The Moment Automation Stops Being Optional
Most businesses don’t decide to automate because they want to.
They do it because, at some point, they have no other choice.
In the early stages, manual work feels manageable. People remember things. Teams communicate informally. Problems are solved with effort and attention. For a while, this works surprisingly well.
Until it doesn’t.
There is a specific moment when automation stops being a convenience and becomes a necessity. That moment isn’t defined by size or revenue, but by the limits of human effort.
When manual work reaches its natural ceiling
Manual processes rarely fail all at once. They slowly lose reliability.
Tasks begin taking longer. Small mistakes appear more often. Follow-ups get missed. Reporting becomes harder to trust. Decisions take more time because information is scattered across tools, conversations, and people’s memories.
At first, teams compensate. Someone double-checks work. Someone stays late. Someone becomes “the person who knows how this really works.” The business keeps moving, but it becomes fragile.
This isn’t a people problem. It’s a capacity problem.
Growth changes what effort can support
Early growth is often powered by discipline and commitment. But growth also multiplies complexity.
As clients, projects, and team members increase, so do handoffs, exceptions, and edge cases. What once worked smoothly starts requiring constant attention. Processes that were clear in small teams become unclear when more people are involved.
At this point, effort stops scaling. No amount of personal responsibility can replace structure. Systems have to take over.
Decision overload is the clearest warning sign
One of the strongest signals that automation is overdue is decision fatigue.
When nearly every task requires confirmation, approval, or discussion, work slows down—not because people are unwilling, but because decisions lack structure. Managers become bottlenecks. Teams wait instead of acting. Momentum disappears.
Automation doesn’t eliminate decisions. It defines them. It establishes what happens automatically, what needs approval, and what should trigger attention. Once decisions are embedded into workflows, progress resumes without constant oversight.
Loss of visibility means loss of control
Another turning point comes when leaders can no longer see what is happening clearly.
Reports arrive too late to be useful. Numbers from different teams don’t match. Performance is explained through opinions instead of data. Issues are discovered only after they’ve caused damage.
At this stage, automation is no longer about efficiency. It’s about restoring clarity. Automated systems provide real-time visibility, consistent data, and early signals that allow action before problems escalate.
Without visibility, leadership becomes reactive by default.
When people start replacing processes
In many growing businesses, people become the system.
Knowledge lives in individuals rather than workflows. Critical steps are remembered instead of enforced. Gaps are fixed manually again and again. This creates hidden risk.
It works until someone is unavailable, leaves the company, or simply makes a mistake. Then the entire process breaks.
Automation transforms individual knowledge into shared structure, reducing dependency on specific people and increasing resilience.
Reliability becomes the real requirement
Eventually, the consequences reach customers and teams alike.
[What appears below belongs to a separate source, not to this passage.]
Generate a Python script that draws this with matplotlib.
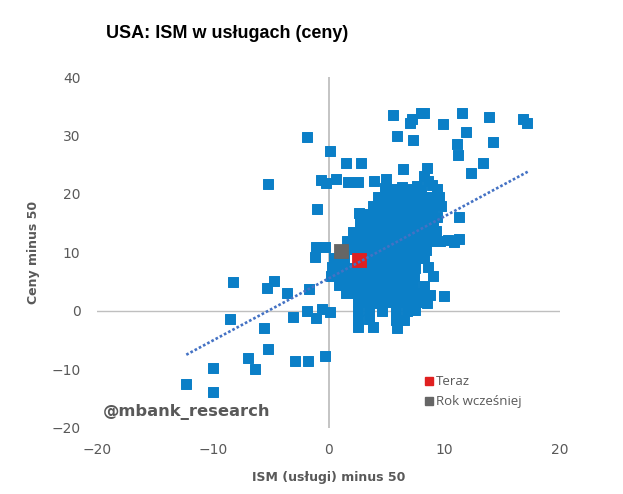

Customers experience delays, inconsistencies, and repeated explanations. Teams experience confusion, duplicated work, and frustration. Trust—both internal and external—starts to erode.
At this point, automation is no longer about doing more with less. It’s about becoming reliable again. Systems create predictability, and predictability restores trust.
From effort to design
The real shift happens when a business changes how it thinks about work.
Instead of expecting people to remember, check, and fix things manually, the focus moves to designing processes that guide behavior and prevent errors by default. The system becomes responsible for consistency, while people focus on judgment and improvement.
This is not a technical change. It’s an operational one.
Conclusion
Automation doesn’t replace people. It replaces chaos, guesswork, and constant firefighting.
The moment automation stops being optional is the moment effort alone can no longer carry the business forward.
When that moment arrives, the choice is simple: continue compensating manually, or build systems that allow the business to grow with clarity and control.
The businesses that recognize this early don’t just scale faster — they scale with less friction.